> [GIVEN TASK] Leave out the pictures and repeat the data exactly.
******************************
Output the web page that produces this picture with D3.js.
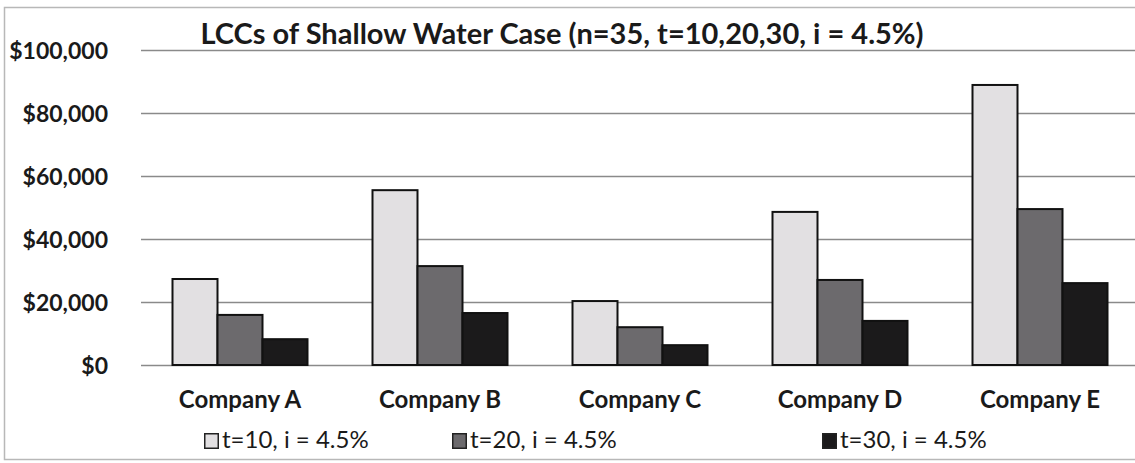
<!DOCTYPE html>
<html>
<head>
<meta charset="utf-8">
<script src="https://cdn.jsdelivr.net/npm/d3@7"></script>
<style>
  html, body { margin: 0; padding: 0; background: #ffffff; }
  svg { display: block; }
</style>
</head>
<body>
<svg id="chart" width="1135" height="463"></svg>
<script>
const categories = ["Company A", "Company B", "Company C", "Company D", "Company E"];
const seriesNames = ["t=10, i = 4.5%", "t=20, i = 4.5%", "t=30, i = 4.5%"];
const t10 = [27300, 55500, 20300, 48600, 88900];
const t20 = [15900, 31400, 12000, 27000, 49500];
const t30 = [8200, 16500, 6300, 14000, 26000];
const yTicks = [0, 20000, 40000, 60000, 80000, 100000];
const title = "LCCs of Shallow Water Case (n=35, t=10,20,30, i = 4.5%)";

const seriesValues = [t10, t20, t30];
const colors = ["#e2e0e2", "#6c6a6d", "#1b1a1b"];

const svg = d3.select("#chart");
const W = 1135, H = 463;
const font = "Lato, 'Open Sans', sans-serif";

// outer border
svg.append("rect").attr("x", 4.5).attr("y", 7.5).attr("width", W + 10).attr("height", 452)
  .attr("fill", "#fff").attr("stroke", "#b8b8b8").attr("stroke-width", 1.5);

const x0 = d3.scaleBand().domain(categories).range([140, 1140]).paddingInner(0.325).paddingOuter(0.1625);
const x1 = d3.scaleBand().domain(seriesNames).range([0, x0.bandwidth()]);
const y = d3.scaleLinear().domain([0, 100000]).range([365, 50]);

// gridlines
const grid = d3.axisLeft(y).tickValues(yTicks).tickSize(-(W - 141)).tickFormat("");
const gg = svg.append("g").attr("transform", "translate(141,0)").call(grid);
gg.select(".domain").remove();
gg.selectAll(".tick line").attr("stroke", "#8a8a8a").attr("stroke-width", 1.5);

// y labels
const ya = d3.axisLeft(y).tickValues(yTicks).tickSize(0).tickPadding(0)
  .tickFormat(d => "$" + d3.format(",")(d));
const yg = svg.append("g").attr("transform", "translate(108,0)").call(ya);
yg.select(".domain").remove();
yg.selectAll("text").attr("font-family", font).attr("font-weight", "bold")
  .attr("font-size", 23).attr("fill", "#1a1a1a").attr("dy", "0.36em");

// bars
const groups = svg.append("g").selectAll("g").data(categories).join("g")
  .attr("transform", d => `translate(${x0(d)},0)`);
groups.selectAll("rect").data((c, i) => seriesNames.map((s, j) => ({ s, v: seriesValues[j][i], j })))
  .join("rect")
  .attr("x", d => x1(d.s))
  .attr("width", x1.bandwidth())
  .attr("y", d => y(d.v))
  .attr("height", d => y(0) - y(d.v))
  .attr("fill", d => colors[d.j])
  .attr("stroke", "#111")
  .attr("stroke-width", 2);

// category labels
const xa = d3.axisBottom(x0).tickSize(0).tickPadding(0);
const xg = svg.append("g").attr("transform", "translate(0,408)").call(xa);
xg.select(".domain").remove();
xg.selectAll("text").attr("font-family", font).attr("font-weight", "bold")
  .attr("font-size", 24).attr("fill", "#1a1a1a").attr("dy", "0");

// title
svg.append("text").attr("x", 562).attr("y", 44).attr("text-anchor", "middle")
  .attr("font-family", font).attr("font-weight", "bold").attr("font-size", 29)
  .attr("fill", "#1a1a1a").text(title);

// legend
const legX = [204, 452, 822];
const leg = svg.append("g").selectAll("g").data(seriesNames).join("g")
  .attr("transform", (d, i) => `translate(${legX[i]},433)`);
leg.append("rect").attr("x", 0.75).attr("y", 0.75).attr("width", 13.5).attr("height", 14.5)
  .attr("fill", (d, i) => colors[i]).attr("stroke", "#222").attr("stroke-width", 1.5);
leg.append("text").attr("x", 18).attr("y", 15).attr("font-family", font)
  .attr("font-size", 24).attr("fill", "#1a1a1a").text(d => d);
</script>
</body>
</html>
******************************
> [TASK SOLUTION]
Output the web page that produces this picture with D3.js.
<!DOCTYPE html>
<html>
<head>
<meta charset="utf-8">
<script src="https://cdn.jsdelivr.net/npm/d3@7"></script>
<style>
  html, body { margin: 0; padding: 0; background: #ffffff; }
  svg { display: block; }
</style>
</head>
<body>
<svg id="chart" width="1135" height="463"></svg>
<script>
const categories = ["Company A", "Company B", "Company C", "Company D", "Company E"];
const seriesNames = ["t=10, i = 4.5%", "t=20, i = 4.5%", "t=30, i = 4.5%"];
const t10 = [27300, 55500, 20300, 48600, 88900];
const t20 = [15900, 31400, 12000, 27000, 49500];
const t30 = [8200, 16500, 6300, 14000, 26000];
const yTicks = [0, 20000, 40000, 60000, 80000, 100000];
const title = "LCCs of Shallow Water Case (n=35, t=10,20,30, i = 4.5%)";

const seriesValues = [t10, t20, t30];
const colors = ["#e2e0e2", "#6c6a6d", "#1b1a1b"];

const svg = d3.select("#chart");
const W = 1135, H = 463;
const font = "Lato, 'Open Sans', sans-serif";

// outer border
svg.append("rect").attr("x", 4.5).attr("y", 7.5).attr("width", W + 10).attr("height", 452)
  .attr("fill", "#fff").attr("stroke", "#b8b8b8").attr("stroke-width", 1.5);

const x0 = d3.scaleBand().domain(categories).range([140, 1140]).paddingInner(0.325).paddingOuter(0.1625);
const x1 = d3.scaleBand().domain(seriesNames).range([0, x0.bandwidth()]);
const y = d3.scaleLinear().domain([0, 100000]).range([365, 50]);

// gridlines
const grid = d3.axisLeft(y).tickValues(yTicks).tickSize(-(W - 141)).tickFormat("");
const gg = svg.append("g").attr("transform", "translate(141,0)").call(grid);
gg.select(".domain").remove();
gg.selectAll(".tick line").attr("stroke", "#8a8a8a").attr("stroke-width", 1.5);

// y labels
const ya = d3.axisLeft(y).tickValues(yTicks).tickSize(0).tickPadding(0)
  .tickFormat(d => "$" + d3.format(",")(d));
const yg = svg.append("g").attr("transform", "translate(108,0)").call(ya);
yg.select(".domain").remove();
yg.selectAll("text").attr("font-family", font).attr("font-weight", "bold")
  .attr("font-size", 23).attr("fill", "#1a1a1a").attr("dy", "0.36em");

// bars
const groups = svg.append("g").selectAll("g").data(categories).join("g")
  .attr("transform", d => `translate(${x0(d)},0)`);
groups.selectAll("rect").data((c, i) => seriesNames.map((s, j) => ({ s, v: seriesValues[j][i], j })))
  .join("rect")
  .attr("x", d => x1(d.s))
  .attr("width", x1.bandwidth())
  .attr("y", d => y(d.v))
  .attr("height", d => y(0) - y(d.v))
  .attr("fill", d => colors[d.j])
  .attr("stroke", "#111")
  .attr("stroke-width", 2);

// category labels
const xa = d3.axisBottom(x0).tickSize(0).tickPadding(0);
const xg = svg.append("g").attr("transform", "translate(0,408)").call(xa);
xg.select(".domain").remove();
xg.selectAll("text").attr("font-family", font).attr("font-weight", "bold")
  .attr("font-size", 24).attr("fill", "#1a1a1a").attr("dy", "0");

// title
svg.append("text").attr("x", 562).attr("y", 44).attr("text-anchor", "middle")
  .attr("font-family", font).attr("font-weight", "bold").attr("font-size", 29)
  .attr("fill", "#1a1a1a").text(title);

// legend
const legX = [204, 452, 822];
const leg = svg.append("g").selectAll("g").data(seriesNames).join("g")
  .attr("transform", (d, i) => `translate(${legX[i]},433)`);
leg.append("rect").attr("x", 0.75).attr("y", 0.75).attr("width", 13.5).attr("height", 14.5)
  .attr("fill", (d, i) => colors[i]).attr("stroke", "#222").attr("stroke-width", 1.5);
leg.append("text").attr("x", 18).attr("y", 15).attr("font-family", font)
  .attr("font-size", 24).attr("fill", "#1a1a1a").text(d => d);
</script>
</body>
</html>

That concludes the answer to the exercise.